Required task =
Copy everything in the listing below word for word, apart from any images.

Material to process =
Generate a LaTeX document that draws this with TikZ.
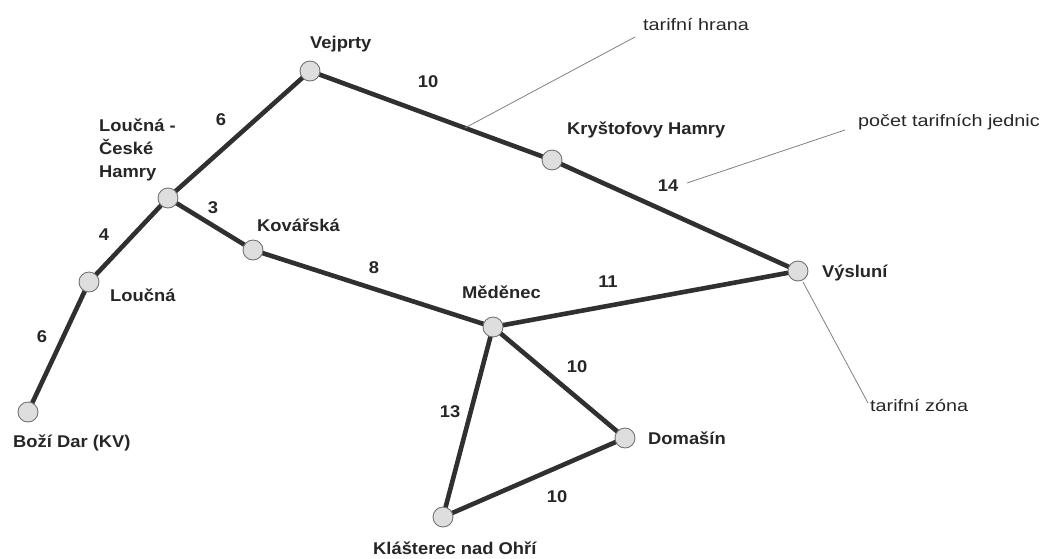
\documentclass[tikz,border=0pt]{standalone}
\usepackage{fontspec}
\setmainfont{Liberation Sans}
\newfontfamily\labfont[FakeStretch=1.08]{Liberation Sans}
\newfontfamily\notefont[FakeStretch=1.2]{Liberation Sans}
\usetikzlibrary{backgrounds,calc}
\definecolor{edgecol}{HTML}{303030}
\definecolor{txtcol}{HTML}{262626}
\begin{document}
\begin{tikzpicture}[x=1pt,y=-1pt,
  stop/.style={circle,fill=black!13,draw=black!55,line width=0.9pt,minimum size=20pt,inner sep=0pt},
  edge/.style={line width=4.6pt,draw=edgecol},
  lbl/.style={font=\labfont\bfseries\fontsize{17}{23}\selectfont,text=txtcol,inner sep=0pt},
  num/.style={lbl},
  note/.style={font=\notefont\fontsize{16.5}{20}\selectfont,text=txtcol,inner sep=0pt},
  leader/.style={draw=black!50,line width=0.8pt}]
\useasboundingbox (0,0) rectangle (1053,558);

% stations
\node[stop] (V)  at (310,71)  {};
\node[stop] (L)  at (168,198) {};
\node[stop] (K)  at (253,250) {};
\node[stop] (Lo) at (89,282)  {};
\node[stop] (B)  at (28,412)  {};
\node[stop] (KH) at (552,160) {};
\node[stop] (Vy) at (798,271) {};
\node[stop] (M)  at (493,327) {};
\node[stop] (D)  at (625,438) {};
\node[stop] (Kl) at (443,517) {};

% edges
\begin{scope}[on background layer]
\draw[edge] (B.center) -- (Lo.center);
\draw[edge] (Lo.center) -- (L.center);
\draw[edge] (L.center) -- (V.center);
\draw[edge] (L.center) -- (K.center);
\draw[edge] (V.center) -- (KH.center);
\draw[edge] (KH.center) -- (Vy.center);
\draw[edge] (K.center) -- (M.center);
\draw[edge] (M.center) -- (Vy.center);
\draw[edge] (M.center) -- (D.center);
\draw[edge] (M.center) -- (Kl.center);
\draw[edge] (Kl.center) -- (D.center);
\end{scope}

% station labels
\node[lbl,anchor=west] (tV) at (310,44) {Vejprty};
\node[lbl,anchor=north west,align=left] (tL) at (99,119) {Loučná -\\České\\Hamry};
\node[lbl,anchor=west] (tK) at (257,225) {Kovářská};
\node[lbl,anchor=west] (tLo) at (110,295) {Loučná};
\node[lbl,anchor=west] (tB) at (13,443) {Boží Dar (KV)};
\node[lbl,anchor=west] (tKH) at (567,130) {Kryštofovy Hamry};
\node[lbl,anchor=west] (tVy) at (822,273) {Výsluní};
\node[lbl,anchor=west] (tM) at (462,292) {Měděnec};
\node[lbl,anchor=west] (tD) at (648,438) {Domašín};
\node[lbl,anchor=west] (tKl) at (373,548) {Klášterec nad Ohří};

% edge values
\node[num] (n1) at (428,82)  {10};
\node[num] (n2) at (221,120) {6};
\node[num] (n3) at (213,208) {3};
\node[num] (n4) at (104,235) {4};
\node[num] (n5) at (374,268) {8};
\node[num] (n6) at (42,337)  {6};
\node[num] (n7) at (668,186) {14};
\node[num] (n8) at (608,282) {11};
\node[num] (n9) at (577,367) {10};
\node[num] (n10) at (450,412) {13};
\node[num] (n11) at (557,497) {10};

% notes
\node[note,anchor=west] (hrana) at (643,25) {tarifní hrana};
\node[note,anchor=west] (jed) at (858,122) {počet tarifních jednic};
\node[note,anchor=west] (zona) at (870,405) {tarifní zóna};

\coordinate (hA) at ($(V)!0.64!(KH)$);
\coordinate (hB) at (635,37);
\coordinate (jA) at (687,183);
\coordinate (jB) at (845,130);
\coordinate (zA) at (803,282);
\coordinate (zB) at (868,403);
\begin{scope}[on background layer]
\draw[leader] (hA) -- (hB);
\draw[leader] (jA) -- (jB);
\draw[leader] (zA) -- (zB);
\end{scope}
\end{tikzpicture}
\end{document}
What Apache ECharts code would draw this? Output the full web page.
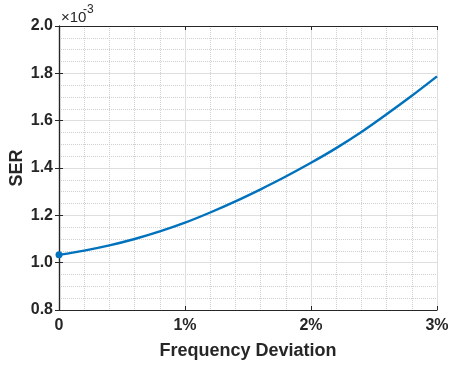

Answer to the task =
Generate a LaTeX document that draws this with TikZ.
\documentclass[tikz,border=0pt]{standalone}
\usepackage{fontspec}
\setmainfont{Liberation Sans}
\newfontfamily\labfont[FakeStretch=1.08]{Liberation Sans}
\newfontfamily\notefont[FakeStretch=1.2]{Liberation Sans}
\usetikzlibrary{backgrounds,calc}
\definecolor{edgecol}{HTML}{303030}
\definecolor{txtcol}{HTML}{262626}
\begin{document}
\begin{tikzpicture}[x=1pt,y=-1pt,
  stop/.style={circle,fill=black!13,draw=black!55,line width=0.9pt,minimum size=20pt,inner sep=0pt},
  edge/.style={line width=4.6pt,draw=edgecol},
  lbl/.style={font=\labfont\bfseries\fontsize{17}{23}\selectfont,text=txtcol,inner sep=0pt},
  num/.style={lbl},
  note/.style={font=\notefont\fontsize{16.5}{20}\selectfont,text=txtcol,inner sep=0pt},
  leader/.style={draw=black!50,line width=0.8pt}]
\useasboundingbox (0,0) rectangle (1053,558);

% stations
\node[stop] (V)  at (310,71)  {};
\node[stop] (L)  at (168,198) {};
\node[stop] (K)  at (253,250) {};
\node[stop] (Lo) at (89,282)  {};
\node[stop] (B)  at (28,412)  {};
\node[stop] (KH) at (552,160) {};
\node[stop] (Vy) at (798,271) {};
\node[stop] (M)  at (493,327) {};
\node[stop] (D)  at (625,438) {};
\node[stop] (Kl) at (443,517) {};

% edges
\begin{scope}[on background layer]
\draw[edge] (B.center) -- (Lo.center);
\draw[edge] (Lo.center) -- (L.center);
\draw[edge] (L.center) -- (V.center);
\draw[edge] (L.center) -- (K.center);
\draw[edge] (V.center) -- (KH.center);
\draw[edge] (KH.center) -- (Vy.center);
\draw[edge] (K.center) -- (M.center);
\draw[edge] (M.center) -- (Vy.center);
\draw[edge] (M.center) -- (D.center);
\draw[edge] (M.center) -- (Kl.center);
\draw[edge] (Kl.center) -- (D.center);
\end{scope}

% station labels
\node[lbl,anchor=west] (tV) at (310,44) {Vejprty};
\node[lbl,anchor=north west,align=left] (tL) at (99,119) {Loučná -\\České\\Hamry};
\node[lbl,anchor=west] (tK) at (257,225) {Kovářská};
\node[lbl,anchor=west] (tLo) at (110,295) {Loučná};
\node[lbl,anchor=west] (tB) at (13,443) {Boží Dar (KV)};
\node[lbl,anchor=west] (tKH) at (567,130) {Kryštofovy Hamry};
\node[lbl,anchor=west] (tVy) at (822,273) {Výsluní};
\node[lbl,anchor=west] (tM) at (462,292) {Měděnec};
\node[lbl,anchor=west] (tD) at (648,438) {Domašín};
\node[lbl,anchor=west] (tKl) at (373,548) {Klášterec nad Ohří};

% edge values
\node[num] (n1) at (428,82)  {10};
\node[num] (n2) at (221,120) {6};
\node[num] (n3) at (213,208) {3};
\node[num] (n4) at (104,235) {4};
\node[num] (n5) at (374,268) {8};
\node[num] (n6) at (42,337)  {6};
\node[num] (n7) at (668,186) {14};
\node[num] (n8) at (608,282) {11};
\node[num] (n9) at (577,367) {10};
\node[num] (n10) at (450,412) {13};
\node[num] (n11) at (557,497) {10};

% notes
\node[note,anchor=west] (hrana) at (643,25) {tarifní hrana};
\node[note,anchor=west] (jed) at (858,122) {počet tarifních jednic};
\node[note,anchor=west] (zona) at (870,405) {tarifní zóna};

\coordinate (hA) at ($(V)!0.64!(KH)$);
\coordinate (hB) at (635,37);
\coordinate (jA) at (687,183);
\coordinate (jB) at (845,130);
\coordinate (zA) at (803,282);
\coordinate (zB) at (868,403);
\begin{scope}[on background layer]
\draw[leader] (hA) -- (hB);
\draw[leader] (jA) -- (jB);
\draw[leader] (zA) -- (zB);
\end{scope}
\end{tikzpicture}
\end{document}
What Apache ECharts code would draw this? Output the full web page.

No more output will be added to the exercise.